There are four main kill zones worth tracking. The Asian kill zone hits around 8 to 10 PM EST when Tokyo opens up - this is when you typically see crypto prices move significantly as Asian traders come online. Then there's the London kill zone early morning, roughly 2 to 5 AM EST, when European volume floods in and things get spicy. The New York kill zone around 7 to 9 AM EST is probably the most aggressive - American traders entering the market can create substantial swings. And don't sleep on the London close kill zone from 10 AM to noon EST, because that's when London traders are closing positions and it can get volatile fast.
Here's what I've learned about actually using kill zones in practice. First, I stopped fighting these periods. Instead of trying to trade during dead hours when spreads are wide and slippage is brutal, I now plan my entries and exits around these high-volume windows. The liquidity is just way better, and you get cleaner price action to read.
I also use TradingView to visualize these zones - there are tools like the ICT Killzones Toolkit that literally mark these periods on your charts so you don't have to calculate them manually. Once you see them highlighted, it becomes obvious why certain times produce better setups than others.
The real edge though comes from combining kill zone awareness with other analysis. I watch for price action patterns within these zones, confirm them with additional indicators, and always keep my risk management tight. Not every move during a kill zone is genuine - you get false breakouts all the time, so you need to be selective.
One thing I always remind myself is that higher volatility cuts both ways. Yes, you can catch bigger moves during kill zones, but you can also get stopped out just as fast if you're not careful. That's why I'm strict about position sizing and always have a clear stop loss before entering.
The macro side matters too.
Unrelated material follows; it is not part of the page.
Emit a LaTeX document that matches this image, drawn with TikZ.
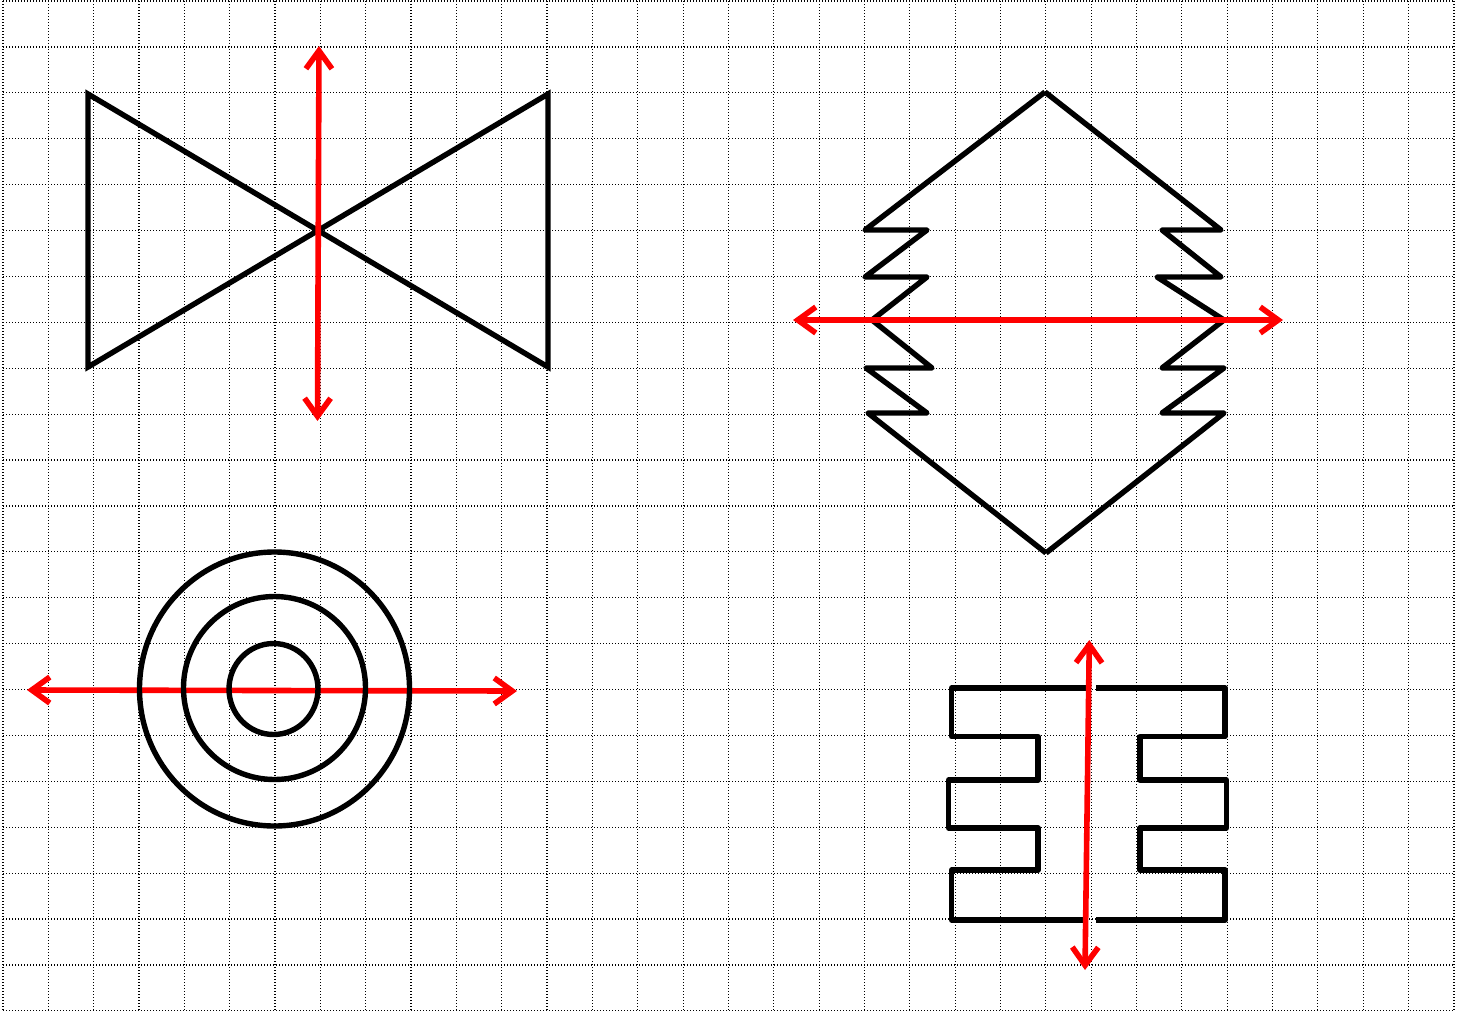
\documentclass[tikz,border=0pt]{standalone}
\usetikzlibrary{arrows.meta}
\begin{document}
\begin{tikzpicture}[x=0.5pt,y=-0.5pt,
  gridline/.style={line width=0.6pt, black, dash pattern=on 0.6pt off 0.9pt},
  outline/.style={black, line width=2.7pt},
  redarrow/.style={red, line width=2.8pt, {Straight Barb[length=9pt,width=13pt]}-{Straight Barb[length=9pt,width=13pt]}}]
\useasboundingbox (0,0) rectangle (1471,1017);
\fill[white] (0,0) rectangle (1471,1017);
% grid
\foreach \k in {0,...,32} \draw[gridline] ({3+45.34*\k},1) -- ({3+45.34*\k},1011);
\foreach \k in {0,...,22} \draw[gridline] (3,{1+45.9*\k}) -- (1454,{1+45.9*\k});

% bow tie
\draw[outline] (88,94) -- (548,367) -- (548,94) -- (88,367) -- cycle;
\coordinate (a1s) at (319,46);
\coordinate (a1e) at (317.5,421);
\draw[redarrow] (a1s) -- (a1e);

% zigzag diamond
\draw[outline, line join=round] (1045,92) -- (865,230) -- (927,230) -- (865,277) -- (927,277) -- (872,320)
  -- (932,368) -- (866,368) -- (927,413) -- (868,413) -- (1046,553);
\draw[outline, line join=round] (1045,92) -- (1221,230) -- (1162,230) -- (1221,277) -- (1157,277) -- (1224,320)
  -- (1162,368) -- (1224,368) -- (1162,413) -- (1224,413) -- (1046,553);
\coordinate (a2s) at (793,320);
\coordinate (a2e) at (1283,320);
\draw[redarrow] (a2s) -- (a2e);

% circles
\coordinate (a3s) at (27,690);
\coordinate (a3e) at (517,691);
\draw[redarrow] (a3s) -- (a3e);
\draw[outline] (274.5,689) ellipse [x radius=67.5pt, y radius=68.5pt];
\draw[outline] (274.5,688) ellipse [x radius=45.5pt, y radius=45.75pt];
\draw[outline] (273.5,689) ellipse [x radius=22.25pt, y radius=22.75pt];

% E shapes
\draw[outline, line join=round] (1088,688) -- (951.7,688) -- (951.7,736.7) -- (1038,736.7) -- (1038,780) -- (948.5,780)
  -- (948.5,828) -- (1038,828) -- (1038,870) -- (951.7,870) -- (951.7,920) -- (1087,920);
\draw[outline, line join=round] (1096,688) -- (1225,688) -- (1225,736.7) -- (1140,736.7) -- (1140,780) -- (1226.5,780)
  -- (1226.5,828) -- (1140,828) -- (1140,870) -- (1225,870) -- (1225,920) -- (1096,920);
\coordinate (a4s) at (1089.3,640);
\coordinate (a4e) at (1085,970);
\draw[redarrow] (a4s) -- (a4e);
\end{tikzpicture}
\end{document}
A lot of economic news drops during these kill zones - Fed announcements, employment data, policy stuff - and those can amplify the volatility even more. I try to be aware of what's on the economic calendar before these periods start.
Bottom line: understanding kill zones has genuinely improved how I approach crypto trading. It's not a magic formula, but it's one of those foundational concepts that separates traders who are just randomly clicking buttons from ones who actually have a plan. If you haven't started tracking these zones yet, I'd seriously recommend setting them up on your charts. You'll immediately see why they matter.